Wikipedia notes that "phrases such as “contemplating one’s navel” or “navel-gazing” are frequently used, usually in jocular fashion, to refer to self-absorbed pursuits.”
Navel-gazing or omphaloskepsis is the contemplation of one’s navel as an aid to meditation.The word derives from the Ancient Greek words ὀμφᾰλός (omphalós, lit. ‘navel’) and σκέψῐς (sképsis, lit. ‘viewing, examination, speculation’. Actual use of the practice as an aid to contemplation of basic principles of the cosmos and human nature is found in the practice of yoga or Hinduism and sometimes in the Eastern Orthodox Church. In yoga, the navel is the site of the manipura (also called nabhi) chakra, which yogis consider “a powerful chakra of the body”.[3][4] The monks of Mount Athos, Greece, were described as Omphalopsychians by J.G. Millingen, writing in the 1830s, who says they “…pretended or fancied that they experienced celestial joys when gazing on their umbilical region, in converse with the Deity”.
Philosophy itself apart from dialog has been derogatorily characterized as belly button gazing. Phenomenology is a way of doing original philosophy centered in one’s own consciousness.
But there are so many phenomena where we wonder if we have understood or recognised the phenomenon for what it is, or if I am missing something.
Exactly. And those are phenomenological questions. Per Kant we can never know “the ding an sich”. And the special sciences put the true nature of objects out of the reach of our everyday consciousness.
With the technological expansion of images and words, everything seems to fall apart into mere appearances. it seems that we now are flooded by fragments without any wholes. But, through phenomenological reflection we discover that parts are only understood against the background of appropriate wholes. Identity and intelligibility are available in things. We ourselves are the ones to whom such identities and intelligibilities are given.

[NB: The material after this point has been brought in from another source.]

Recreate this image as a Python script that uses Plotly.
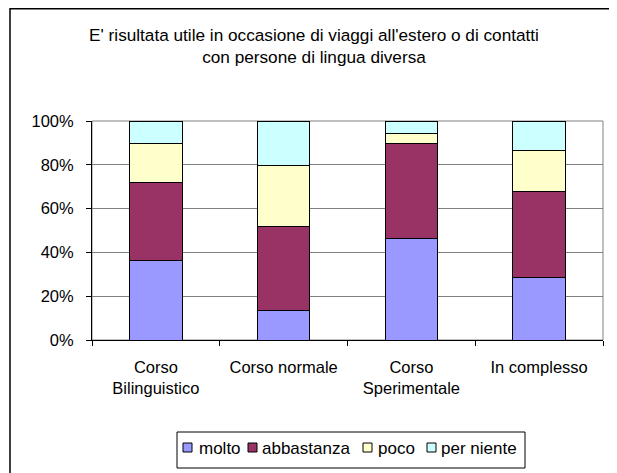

I am at present looking into the influence of Greek thought on Christianity and have come across the fact that the Roman Emperor Theodosius went about destroying as much influence as he could. The Coptics had a field day in Egypt too. It was something like the ISIS terrorists destroying statues or defacing them. It makes me ask whether the take away from Christian teaching on wholeness would have been available (perhaps in abundance) had there been no church.
I hear what you’re saying. Church Orthodoxy destroyed much of the diversity of early Christianity. But the historic church was also the means by which not only the teachings of Christ but, along with Islam, classical civilization itself was preserved and conveyed to the present. Whose account are you reading? Have you read Dominion by Tom Holland?
Holland, a professing agnostic, makes the case that the Christian Revolution forged the Western imagination. Crucifixion, the Romans believed, was the worst fate imaginable, a punishment reserved for slaves.
How astonishing it was, then, that people should have come to believe that one particular victim of crucifixion-an obscure provincial by the name of Jesus-was to be worshipped as a god. Dominion explores the implications of this conviction as they influenced history.
Today, the West remains utterly saturated by Christian assumptions. Holland demonstrates, our morals and ethics are not universal but are instead the fruits of a Western civilization that was Christianized and remains so today if often subliminally.
Concepts such as secularism, liberalism, science, and homosexuality are deeply rooted in a Christian seedbed. Dominion tells the story of how Christianity transformed the modern world.
There are a bunch of videos where Holland discusses the book on YouTube if your interested.